CABO SAN LUCAS, Mexico — RESPA reform is coming again, but it won’t look much like the Department of Housing and Urban Development’s recently failed effort to reform that law.
That was the consensus of panelists discussing RESPA and related compliance issues last week at United General Title Insurance Co.’s “Mid-Winter Thaw” conference here on Mexico’s Baja peninsula.
RESPA, which stands for the Real Estate Settlement Procedures Act, was enacted in 1974 to provide for the advance disclosure of closing costs and to prohibit kickbacks and excessive fees in the home-buying process.
Intense opposition from most segments of the real estate industry killed HUD’s efforts to reform RESPA two years ago. The difference this time around, according to Philip Schulman, a partner in the Washington, D.C., law firm Kirkpatrick & Lockhart LLP, is that HUD officials are listening to the feedback they received from industry executives in a series of round table discussions last year. And what they heard, Schulman said, is that most of those groups don’t want any part of the “bundled” or guaranteed settlement services packages that represented half of the two-pronged reform proposal HUD had proposed.
“Industry trade groups made it clear that they don’t need bundling,” Schulman said. “They said if it will work and the market wants bundling, then the market will do it. There’s no need for a rule that will shift power and money from one side of the settlement services table to another.”
Given that feedback, Schulman predicted, “Bundling will be off the table in any proposed rule.” The focus, rather, he expects, will be on improving the good faith estimate by requiring more accurate estimates, closer to the actual closing costs, and imposing penalties when the gaps are too large. “This is where the battle lines will be drawn in the next six to eight months,” Schulman said.
Kenneth Harney, a nationally syndicated real estate columnist for the Washington Post, and managing director of the National Real Estate Development Center, agreed, predicting that HUD’s new proposal, when it comes, will amount to “RESPA reform lite,” the major change being a restructured good faith estimate “with minimal tolerances. There may be some regulatory relief along with it,” he said, “but that will be about it.”

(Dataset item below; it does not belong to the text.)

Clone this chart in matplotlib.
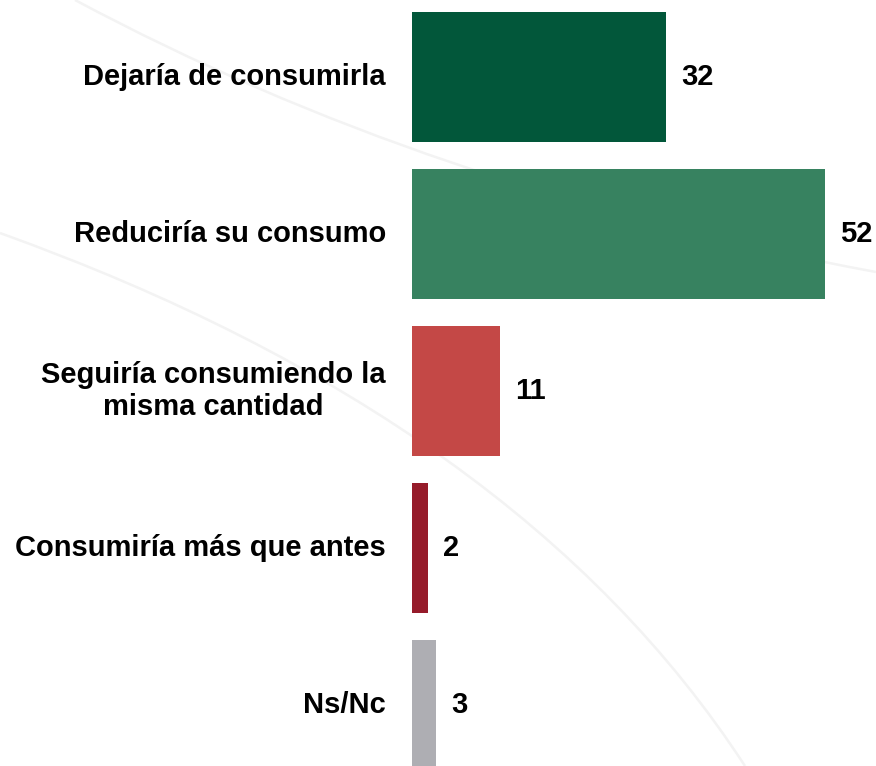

Because agency officials have invested so much time and effort in the reform process, and promoted the bundling idea so heavily, they will have to say something about that, Harney said. His prediction: They will say the agency’s reform effort encouraged the industry to move in that direction on its own, so that regulations are no longer necessary. “They will salute the industry and declare victory,” Harney suggested.
While HUD has not said anything publicly about RESPA in recent months, Harney said he has learned the agency has sent its responses to industry and Bush Administration comments about the last proposal, along with a package of options, to the Office of Management and Budget (LMB). “That’s very significant,” Harney said, indicating that HUD is getting closer to issuing a new proposal.
He expects OMB will respond quickly, after which HUD can consider the comments, issue a policy statement indicating the general direction of its reform plan, and then propose a new rule before the end of this year. “There is a distinct chance of that happening,” he said.
Meantime, HUD has intensified its enforcement efforts targeting “sham” business arrangements that illegally skirt RESPA’s ban on referral fees, reported Robert Pratte, a partner in the Minnesota law firm Briggs & Morgan and a specialist in RESPA litigation. Rattling off a series of recent settlement agreements, with dollar amounts ranging from $80,000 to $40 million, he cautioned industry executives to pay close attention to RESPA compliance. “Do it right,” he said. “It’s very important.”
While RESPA enforcement efforts are intensifying, the volume of RESPA class-action suits has declined, Pratte said, mainly because the plaintiffs’ bar “made a big mistake” when it shifted its focus from attacking technical disclosure violations to challenging “yield spread premiums,” which, he said, represent “a core business practice.”
In earlier cases, lenders weighed the cost of settling the litigation against the cost of the fight, Pratte said; with the YSP suits, the cost of losing was “turning over the keys to the shop. So they fought to the death, and beat them to death. Nearly every one of these cases has disappeared.”
RESPA litigation hasn’t disappeared, however, and the new cases, challenging various disclosure issues, raise a key question, Pratte suggested: “How do you balance the push to disclose every minute detail against the push to simplify the closing settlement process, speed it up, and make it easier and less costly?”